Ailing British Nobel literature laureate Harold Pinter fiercely attacked the Anglo-American decision to go to war in Iraq in a pre-recorded speech aired at the Swedish Academy in Stockholm on Wednesday.
The British playwright said the Iraq war was one of a number of "US crimes" and mocked Tony Blair's Britain as "pathetic and supine", according to The Independent on Thursday.
The invasion of Iraq was "a bandit act", "an act of blatant state terrorism, demonstrating absolute contempt for the concept of international law ... an arbitrary military action inspired by a series of lies upon lies and gross manipulation of the media and therefore of the public." he said.
Pinter, who has been treated for cancer in recent years, was supposed to have delivered the traditional Nobel lecture in person, but was forced to cancel his trip to Sweden because of poor health.

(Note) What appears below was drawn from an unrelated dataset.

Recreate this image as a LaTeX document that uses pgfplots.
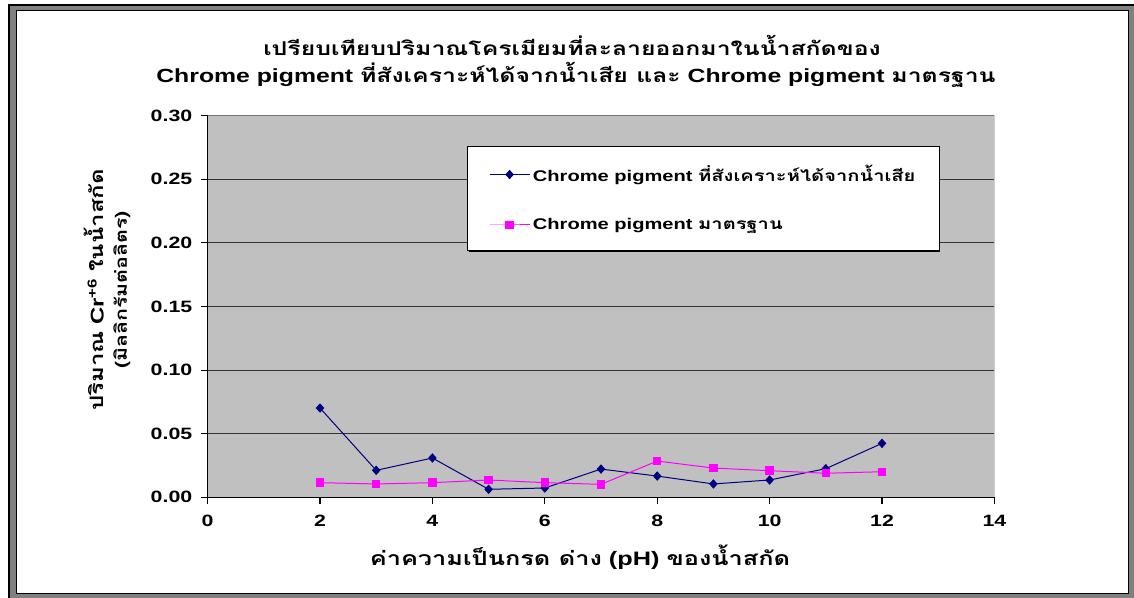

Pinter began his speech by explaining that most of his plays had been born from a single line, word or image that came into his head. But the Nobel Prize winner interrupted his literary meanderings with an impassioned tirade against the Iraq war.
He continued: "We have brought torture, cluster bombs, depleted uranium, innumerable acts of random murder, misery, degradation and death to the Iraqi people and call it 'bringing freedom and democracy to the Middle East'... the justification for the invasion of Iraq was that Saddam Hussein possessed a highly dangerous body of weapons of mass destruction, some of which could be fired in 45 minutes, bringing about appalling devastation. We were assured that was true. It was not true."
Other assertions - that Iraq had a relationship with al-Qa'ida, thus sharing responsibility for 9/11, and that Iraq threatened the security of the world - proved to be equally baseless, he said.
Pinter also took on US foreign policy more widely, contending that "crimes" committed by the US since the Second World War have been largely overlooked, unlike the atrocities committed by other nations.